Etant débitrice de Monsieur [S] [Y], la S.A. AIR FRANCE sera condamnée aux dépens de première instance et d’appel et gardera à sa charge les frais non compris dans les dépens qu’elle a exposés.
La somme qui doit être mise à la charge de la S.A. AIR FRANCE au titre des frais non compris dans les dépens exposés par Monsieur [S] [Y] peut être équitablement fixée à 1 500 €.
PAR CES MOTIFS
LA COUR
Confirme le jugement déféré en ses dispositions sur la recevabilité des demandes, sur l’intéressement et la régularité de la procédure de licenciement.
Réformant la décision pour le surplus et y ajoutant,
Condamne la S.A. AIR FRANCE à payer à Monsieur [S] [Y] la somme de 20 703,79 € à titre de rappel de salaire, outre celle de 2 070,37 € au titre des congés payés afférents.

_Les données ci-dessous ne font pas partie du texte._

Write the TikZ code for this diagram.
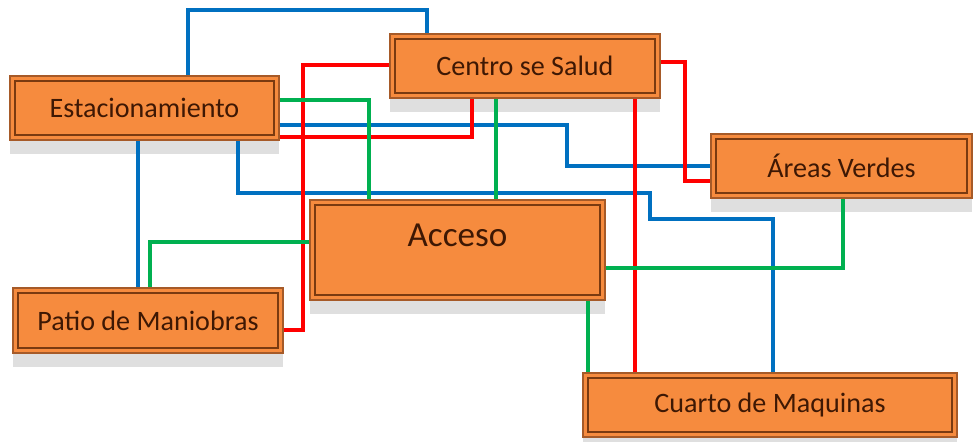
\documentclass[tikz,border=0pt]{standalone}
\usepackage{fontspec}
\setmainfont{Carlito}
\usepackage{tikz}
\usetikzlibrary{shadows}

\definecolor{boxorange}{HTML}{F68B3E}
\definecolor{boxedge}{HTML}{A65A28}
\definecolor{boxinner}{HTML}{7A3A10}
\definecolor{boxtext}{HTML}{3E1804}
\definecolor{lnblue}{HTML}{0070C0}
\definecolor{lnred}{HTML}{FF0000}
\definecolor{lngreen}{HTML}{00B050}

\begin{document}
\begin{tikzpicture}[
  x=0.02cm, y=-0.02cm,
  box/.style={draw=boxedge, line width=0.8pt, fill=boxorange, text=boxtext,
              font=\fontsize{16}{19}\selectfont, minimum height=1.28cm,
              drop shadow={shadow xshift=0pt, shadow yshift=-8pt, fill=gray, opacity=0.25},
              path picture={\draw[boxinner, line width=1pt]
                ([shift={(3pt,-3pt)}]path picture bounding box.north west) rectangle
                ([shift={(-3pt,3pt)}]path picture bounding box.south east);}},
  bl/.style={draw=lnblue, line width=2pt},
  rd/.style={draw=lnred, line width=2pt},
  gr/.style={draw=lngreen, line width=2pt}
]
  \useasboundingbox (0,0) rectangle (974,441);

  \node[box, minimum width=5.38cm] (est) at (144.5,108) {Estacionamiento};
  \node[box, minimum width=5.4cm] (cen) at (525,66) {Centro se Salud};
  \node[box, minimum width=5.22cm] (are) at (841.5,166) {Áreas Verdes};
  \node[box, minimum width=5.9cm, minimum height=2cm, text depth=17pt,
        font=\fontsize{20}{24}\selectfont] (acc) at (457.5,250) {Acceso};
  \node[box, minimum width=5.4cm, minimum height=1.3cm] (pat) at (148,320.5) {Patio de Maniobras};
  \node[box, minimum width=7.48cm] (cua) at (770,405) {Cuarto de Maquinas};

  \draw[bl] (est.north -| 188,0) -- (188,10) -| (cen.north -| 427,0);
  \draw[bl] (est.south -| 138,0) -- (pat.north -| 138,0);
  \draw[bl] (est.east |- 0,125) -| (567,166) -- (are.west |- 0,166);
  \draw[bl] (est.south -| 238,0) |- (650,193) |- (773,219) -- (cua.north -| 773,0);

  \draw[rd] (cen.west |- 0,65) -| (303,330) -- (pat.east |- 0,330);
  \draw[rd] (cen.south -| 472,0) |- (est.east |- 0,137);
  \draw[rd] (cen.east |- 0,62) -| (685,181) -- (are.west |- 0,181);
  \draw[rd] (cen.south -| 635,0) -- (cua.north -| 635,0);

  \draw[gr] (est.east |- 0,100) -| (acc.north -| 369,0);
  \draw[gr] (cen.south -| 496,0) -- (acc.north -| 496,0);
  \draw[gr] (acc.west |- 303,242) -| (pat.north -| 150,0);
  \draw[gr] (acc.east |- 0,268) -| (are.south -| 843,0);
  \draw[gr] (acc.south -| 588,0) -- (cua.north -| 588,0);
\end{tikzpicture}
\end{document}
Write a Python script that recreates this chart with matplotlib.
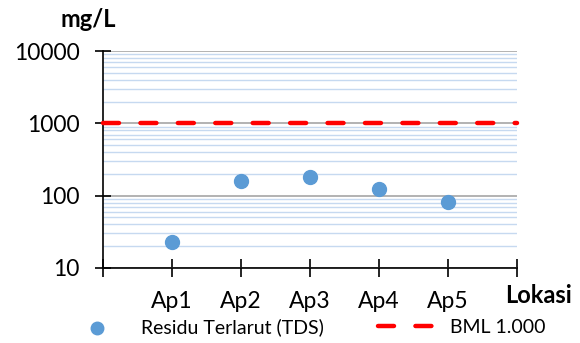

Dit que ces sommes porteront intérêts au taux légal à compter de la date de réception par la S.A. AIR FRANCE de la demande en paiement.
Dit que les intérêts échus sur le capital pour une année entière produiront eux-mêmes des intérêts.
Condamne la S.A. AIR FRANCE aux dépens de première instance et d’appel et à payer à Monsieur [S] [Y] la somme de 1 500 € par application de l’article 700 du code de procédure civile.